Le développement de relations autonomes entre l’Iran et les trois États sud-caucasiens ne pouvait que conduire à des dynamiques propres à chacun d’entre eux tant les intérêts divergent. Alors que l’entente irano-arménienne reposait à l’origine essentiellement sur l’existence d’ennemis communs, les deux pays ont peu à peu développé des relations étroites dans les domaines économique et énergétique. L’Azerbaïdjan a quant à lui entretenu des relations exécrables avec son grand voisin dans la période ayant immédiatement suivi la période soviétique : alors que Bakou soupçonnait Téhéran de tentatives de déstabilisation par le vecteur chiite, les autorités iraniennes reprochaient à la République d’Azerbaïdjan de soutenir l’irrédentisme azéri dans ses provinces du nord. Un pacte de non-agression tacite semble cependant avoir été conclu entre les deux pays depuis Aliev père sur la base d’intérêts bien compris par les deux parties. La Géorgie, toute tournée vers la Russie, l’Europe et les États-Unis, certes pour des motifs différents, semble ne savoir que faire vis-à-vis de la République islamique et de ses ressortissants, pourtant eux bien présents à Tbilissi. A Téhéran, c’est somme toute le pragmatisme qui règne à l’égard du Caucase du Sud et, si les sanctions occidentales à l’égard du pays étaient levées, il y a tout lieu de penser que l’Iran serait amené un rôle majeur au Caucase.

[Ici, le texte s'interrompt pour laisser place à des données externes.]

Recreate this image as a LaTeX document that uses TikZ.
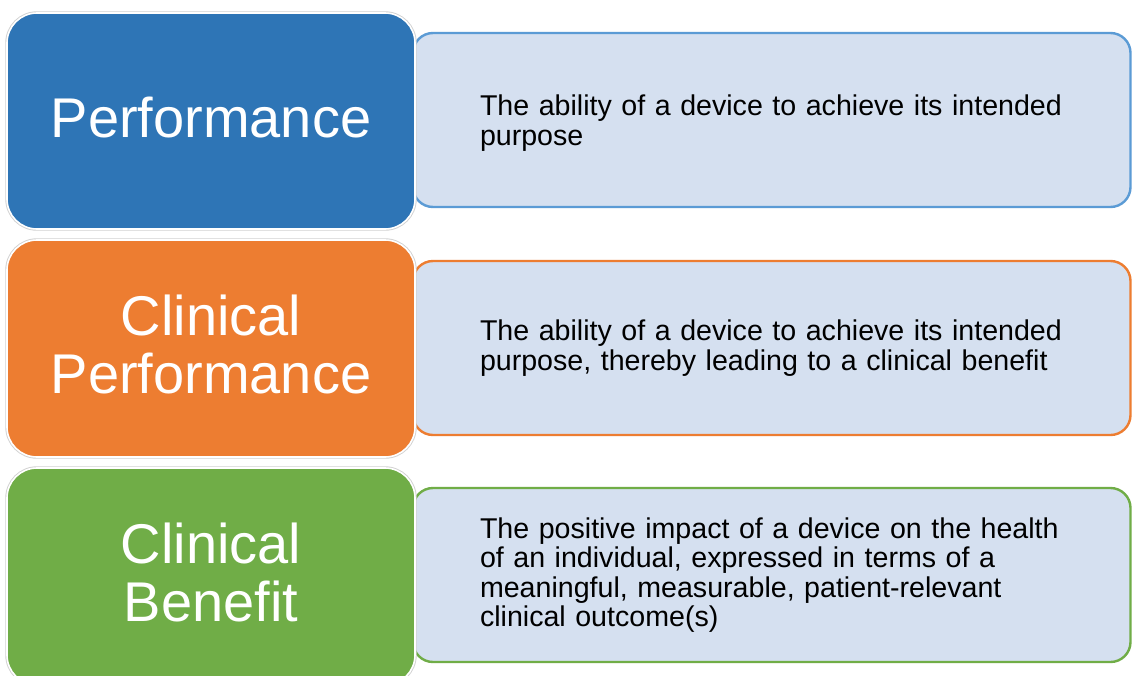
\documentclass[tikz,border=0pt]{standalone}
\usepackage{fontspec}
\setmainfont{Liberation Sans}
\definecolor{cblue}{HTML}{2E75B6}
\definecolor{corange}{HTML}{ED7D31}
\definecolor{cgreen}{HTML}{70AD47}
\definecolor{lblue}{HTML}{5B9BD5}
\definecolor{lfill}{HTML}{D5E0F0}
\tikzset{
  lbox/.style={rectangle, rounded corners=30pt, minimum width=408pt, inner sep=0pt,
    draw=white, line width=1.6pt, preaction={draw=black!18, line width=3.4pt},
    text=white, align=center, text depth=8pt, font=\fontsize{56}{58}\selectfont},
  rbox/.style={rectangle, rounded corners=20pt, minimum width=717.5pt, minimum height=174pt,
    inner sep=0pt, fill=lfill, line width=2.4pt, text=black, align=left,
    text width=583.5pt, font=\fontsize{28.6}{29.6}\selectfont}
}
\begin{document}
\begin{tikzpicture}[x=1pt,y=-1pt]
\useasboundingbox (0,0) rectangle (1132,675);
\fill[white] (0,0) rectangle (1132,675);
% right description boxes
\node[rbox, draw=lblue] (d1) at (771.75,120) {\mbox{}\\[-3pt]\mbox{The ability of a device to achieve its intended}\\\mbox{purpose}};
\node[rbox, draw=corange] (d2) at (771.75,348) {\mbox{The ability of a device to achieve its intended}\\\mbox{purpose, thereby leading to a clinical benefit}};
\node[rbox, draw=cgreen] (d3) at (771.75,575) {\mbox{The positive impact of a device on the health}\\\mbox{of an individual, expressed in terms of a}\\\mbox{meaningful, measurable, patient-relevant}\\\mbox{clinical outcome(s)}};
% left title boxes
\node[lbox, fill=cblue, minimum height=216pt] (t1) at (211,121) {Performance};
\node[lbox, fill=corange, minimum height=217pt] (t2) at (211,348.5) {Clinical\\Performance};
\node[lbox, fill=cgreen, minimum height=217pt] (t3) at (211,576.5) {Clinical\\Benefit};
\end{tikzpicture}
\end{document}
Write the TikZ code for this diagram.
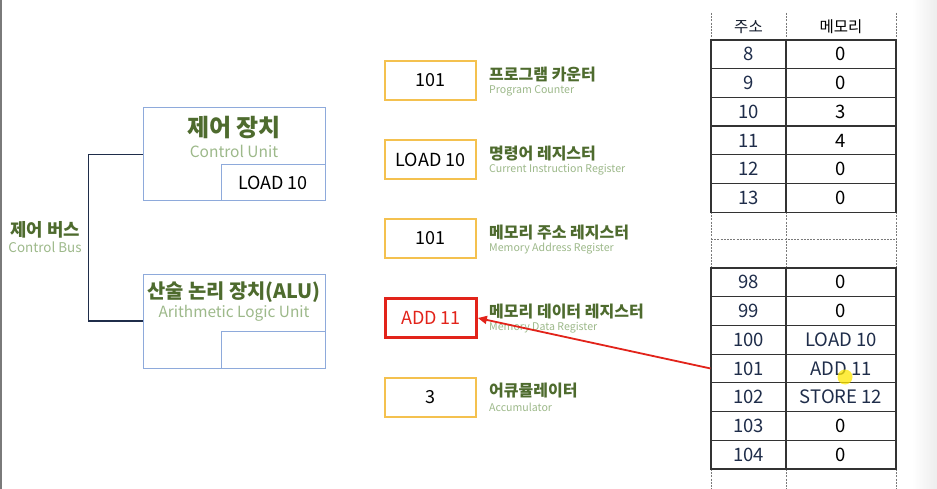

Vingt ans après la disparition de l’URSS, la présence iranienne au Caucase revêt donc une réalité diverse et encore largement inexplorée par les chercheurs. L’idée d’une conférence à ce sujet réunissant des chercheurs originaires de la région, mais également des collègues venant d’autres horizons, semble par conséquent faire sens.